In 2010, the U.S. Census Bureau, determined that "Most young people no longer associate marriage with the transition to adulthood" and "a notable rise in the average age at which people first marry." In the year 2003, the average man was 27.1 years old the first time he got married and the average woman was 25.3 the first time she got married. This was 13 years ago. I'm sure that the average age for men and women getting married the first time has most likely risen since then.

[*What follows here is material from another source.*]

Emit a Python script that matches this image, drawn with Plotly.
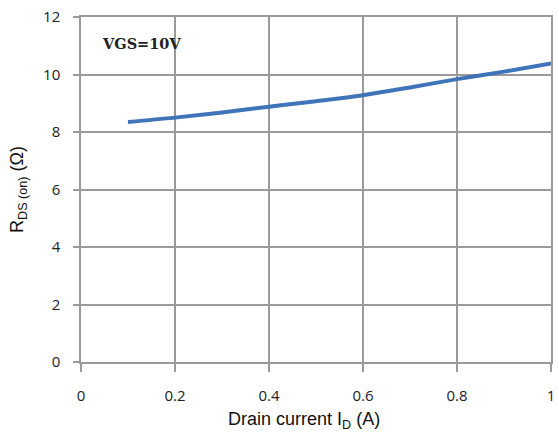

Brother Merrill J. and Sister Marilyn S. Bateman teach us that, we live in a consumer culture. A culture where "people have learned to discard everything from paper plates to spouses" causing many to be understandably fearful of marriage. There is a fear of divorce, fear of being an inadequate spouse, fear of financial needs, and a fear of lifestyle changes that may compound sufficiently the need for singles to look forward to getting married.

An Equal Partnership
Having a marriage where one person thinks that they are better than everyone else, is not only harmful to the emotions of the other person, but it is also harmful to the marriage itself. This is why we learn in The Family: A Proclamation to the World, that we are equal in our marriage, our partnership, and in our roles as parents. Even though we all aspire to be of "one heart and one mind" (Moses 7:18) this doesn't mean that we are identical. We learn from the scriptures that one gender does not have greater eternal possibility than the other. (Moses 2:26-27; 2 Nephi 26: 28, 33) We need to think of all that we believe to be true about the the equality, both here and in Zion, of men and
women in God's kingdom: equal in blessings; equal in power, intelligence, wisdom, dignity, respect, giving counsel, giving consent, agency, value, potential, authority, exalted fullness, virtue, spirituality, and spiritual gifts; equal in temporal thing in Zion; and equal heirs with Christ.

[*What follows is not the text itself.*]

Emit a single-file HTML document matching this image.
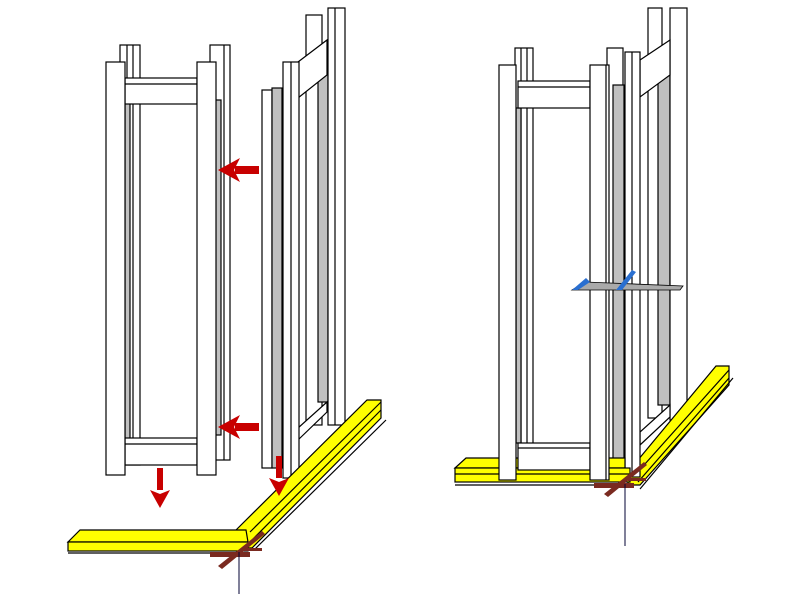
<!DOCTYPE html>
<html><head><style>body{margin:0;background:#fff}svg{display:block}</style></head><body>
<svg width="800" height="600" viewBox="0 0 800 600" xmlns="http://www.w3.org/2000/svg">
<rect width="800" height="600" fill="#fff"/>
<g stroke="#000" stroke-width="1.2" fill="#fff">
<!-- ===== LEFT FIGURE ===== -->
<rect x="120" y="45" width="20" height="420"/>
<line x1="127" y1="45" x2="127" y2="465"/><line x1="133" y1="45" x2="133" y2="465"/>
<rect x="125" y="100" width="5" height="340" fill="#c0c0c0"/>
<rect x="210" y="45" width="20" height="415"/>
<rect x="215" y="100" width="6" height="335" fill="#c0c0c0"/>
<line x1="224" y1="45" x2="224" y2="460"/>
<rect x="125" y="78" width="72" height="26"/>
<line x1="125" y1="84" x2="197" y2="84"/>
<rect x="125" y="438" width="72" height="27"/>
<line x1="125" y1="444" x2="197" y2="444"/>
<rect x="106" y="62" width="19" height="413"/>
<rect x="197" y="62" width="19" height="413"/>
<!-- right wall -->
<rect x="306" y="15" width="16" height="410"/>
<rect x="318" y="72" width="10" height="330" fill="#c0c0c0"/>
<rect x="328" y="8" width="17" height="417"/>
<line x1="335" y1="8" x2="335" y2="425"/>
<polygon points="298,62 327,40 327,75 298,98"/>
<polygon points="298,440 327,412 327,402 298,428"/>
<rect x="262" y="90" width="10" height="378"/>
<rect x="272" y="88" width="10" height="380" fill="#c0c0c0"/>
<rect x="283" y="62" width="16" height="416"/>
<line x1="291" y1="62" x2="291" y2="478"/>
<!-- yellow plates left -->
<polygon points="236,530 367,400 381,400 381,418 252,548 240,548" fill="#ffff00"/>
<line x1="250" y1="532" x2="381" y2="402"/>
<line x1="252" y1="540" x2="381" y2="410"/>
<line x1="254" y1="550" x2="386" y2="420"/>
<polygon points="68,542 80,530 246,530 248,542" fill="#ffff00"/>
<rect x="68" y="542" width="180" height="9" fill="#ffff00"/>
<line x1="68" y1="553" x2="242" y2="553"/>
<!-- ===== RIGHT FIGURE ===== -->
<rect x="515" y="48" width="18" height="420"/>
<line x1="521" y1="48" x2="521" y2="468"/><line x1="527" y1="48" x2="527" y2="468"/>
<rect x="516" y="108" width="5" height="335" fill="#c0c0c0"/>
<rect x="607" y="48" width="16" height="420"/>
<rect x="613" y="85" width="11" height="390" fill="#c0c0c0"/>
<rect x="648" y="8" width="14" height="410"/>
<rect x="658" y="75" width="12" height="330" fill="#c0c0c0"/>
<rect x="670" y="8" width="17" height="412"/>
<polygon points="640,60 670,40 670,75 640,97"/>
<polygon points="640,445 670,417 670,405 640,432"/>
<polygon points="628,472 716,366 729,366 729,385 640,485 628,485" fill="#ffff00"/>
<line x1="636" y1="474" x2="729" y2="370"/>
<line x1="638" y1="482" x2="729" y2="378"/>
<line x1="640" y1="489" x2="733" y2="378"/>
<rect x="625" y="52" width="15" height="425"/>
<line x1="632" y1="52" x2="632" y2="477"/>
<polygon points="455,468 466,458 625,458 625,468" fill="#ffff00"/>
<rect x="455" y="468" width="175" height="14" fill="#ffff00"/>
<line x1="455" y1="474" x2="630" y2="474"/>
<line x1="455" y1="485" x2="630" y2="485"/>
<rect x="518" y="443" width="72" height="27"/>
<line x1="518" y1="448" x2="590" y2="448"/>
<rect x="518" y="81" width="72" height="27"/>
<line x1="518" y1="87" x2="590" y2="87"/>
<rect x="499" y="65" width="17" height="415"/>
<rect x="590" y="65" width="19" height="415"/>
<line x1="606" y1="65" x2="606" y2="480"/>
</g>
<polygon points="572,290 585,282 683,286 680,290" fill="#aaa" stroke="#000" stroke-width="0.8"/>
<polygon points="572,290 586,278 590,282 578,290" fill="#2a6fd0"/>
<polygon points="616,290 632,270 636,272 622,290" fill="#2a6fd0"/>
<g fill="#7a2a20">
<rect x="210" y="552" width="40" height="5"/>
<polygon points="218,566 262,531 265,534 222,569"/>
<rect x="244" y="548" width="18" height="3"/>
<rect x="594" y="483" width="40" height="5"/>
<polygon points="604,494 644,462 647,465 608,497"/>
<rect x="628" y="478" width="18" height="3"/>
</g>
<line x1="239" y1="552" x2="239" y2="594" stroke="#003" stroke-width="1"/>
<line x1="625" y1="484" x2="625" y2="546" stroke="#003" stroke-width="1"/>
<g fill="#c80000">
<rect x="235" y="166" width="24" height="8"/><polygon points="218,170 240,158 234,170 240,182"/>
<rect x="235" y="423" width="24" height="8"/><polygon points="218,427 240,415 234,427 240,439"/>
<rect x="157" y="468" width="6" height="22"/><polygon points="160,508 150,490 160,494 170,490"/>
<rect x="276" y="456" width="6" height="22"/><polygon points="279,496 269,478 279,482 289,478"/>
</g>
</svg>
</body></html>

Elder Earl C. Tingey, then serving as a member of the Seventy, said in a CES fireside, "You must not misunderstand what the Lord meant when Adam was told he was to have a helpmeet. A helpmeet is a companion suited to or equal to us. We walk side by side with a helpmeet, not one before or behind the other. A helpmeet results in an absolute equal partnership between a husband and a wife. Eve was to be equal to Adam as a husband and wife are to be equal to each other." From the beginning, we have been meant to be together. To be willing to work with one another, to counsel with one another and to be with one another. It has never been meant to be one before the other, but one with another.

I know that because of the things that we are taught in The Family: A Proclamation to the World, we can truly become and have all that the Father has in store for each of us. We can be and are a blessing to our spouse, our children, and our families. I know that through the Lord all things are possible and we can gain all things through Him.